As Asad Rehman, chief executive of Friends of the Earth, told the Guardian, the heat “throws a grenade into every vulnerability you already have”.
The sharp divergence in experiences should set off alarm bells for policymakers across Europe, the world’s fastest-warming continent. As my colleague Ajit Niranjan pointed out in a climate crisis Q&A this week: “Each year heat kills 10 times more people than murderers in Europe.”
The point was underlined by recent research suggesting that the combination of extreme temperatures and inequality could be responsible for more than 100,000 deaths a year in Europe.
Instead, the heatwave laid bare just how unprepared much of Europe is for extreme heat, with most people left to their own devices to cope. A fuller picture of the consequences of this most recent heatwave is now beginning to emerge, as France’s national public health agency said about 1,000 additional deaths were recorded between 24 and 27 June, while in Spain, a public institute suggested that the heatwave could be linked to more than 600 deaths.

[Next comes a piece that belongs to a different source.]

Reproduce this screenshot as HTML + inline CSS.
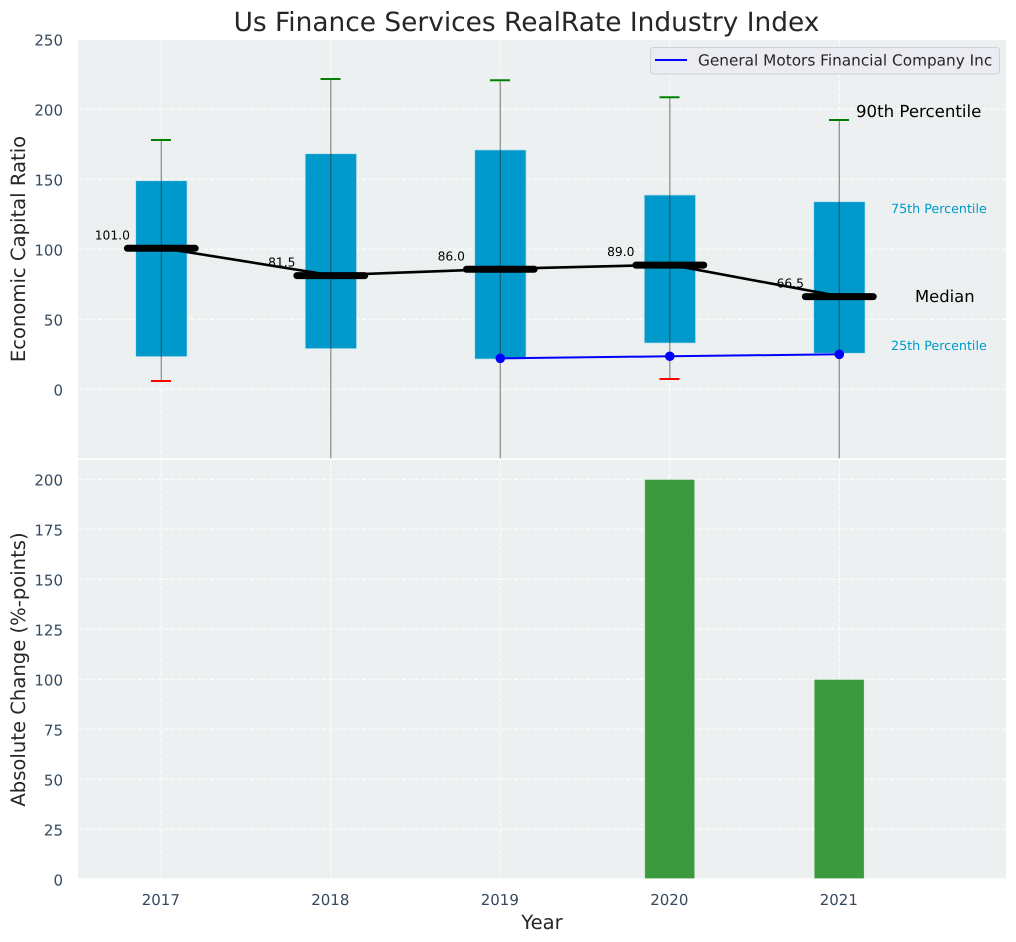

It’s a bleak display of how the climate crisis is exacerbating inequalities, argued the leftwing Democracy in Europe Movement 2025, launched by Greece’s former finance minister Yanis Varoufakis in a stark social media post.
“This heat is not only a climate emergency, but it is also a class war,” it said. “The rich burn the planet, then buy air conditioning, private pools and second homes while workers are left in overheated flats, unsafe jobs, failed public services and burning cities.”